Our existing PPR has been put on the market.
That house will be selling at approximately 50% of its purchase price.
From what I have read there is an exemption to CGT for a move of house.

My question is:
How do I get revenue to see my old house as an asset from a CGT perspective?

My hope would be to use the drop in value of the property to offset gains in shares which I have.
If this is possible how long can I carry forward the loss on the property against CGT on the shares?

Also, does anyone see any mistakes in my thinking?
 
I don't think your loss on the sale of your ppr can be used as a cgt loss. If You owned the house but it wasn't always your ppr then the gain/loss is pro-rata apportioned for the non ppr period.

As far as I know a cgt loss can be carried forward indefinitely.
 
Thanks Lexicon.

So if I've held the property for 10 years and I decide to leave it unoccupied for 1 year before I sell (and thereby cement the expected 50% loss) how much of the loss can I attribute to that year?

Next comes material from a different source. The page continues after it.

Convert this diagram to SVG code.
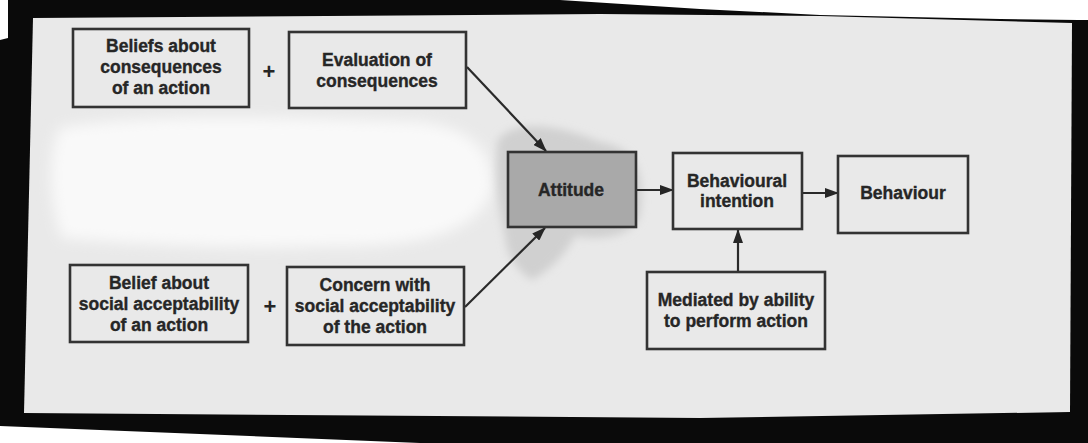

In reality I would expect the loss in that specific year to be negliable as prices in my area are static.
 
Thanks Lexicon.

So if I've held the property for 10 years and I decide to leave it unoccupied for 1 year before I sell (and thereby cement the expected 50% loss) how much of the loss can I attribute to that year?

In reality I would expect the loss in that specific year to be negliable as prices in my area are static.

I'd imagine none. The Revenue guide to CGT exemption on a PPR states:

The exemption is also restricted where the taxpayer has not lived in the house for long periods. However, a period of up to twelve months immediately before the end of the period of ownership is treated as a period of occupation even though the owner may not have been actually living in it during that period.

If selling the asset would be exempt from CGT, it suggests that losses wouldn't be allowable for CGT purposes.

Have a look at page 33 of this guide for a sample calculation of CGT due (a calculation would probably be similar to calculate the losses you can carry forward): http://www.revenue.ie/en/tax/cgt/leaflets/cgt1.pdf

In other words, it looks like it would only be after one year of the house not being your PPR that you would start to build up an allowance of CGT losses to be carried forward.

So, if you lived in the property for 8 years and then moved out for 2 years before selling it, only 10% of the loss is likely to be allowable for CGT purposes - as you lived in it for 8 and the final year is classed as a period of occupation.

The above is my reading of it anyway.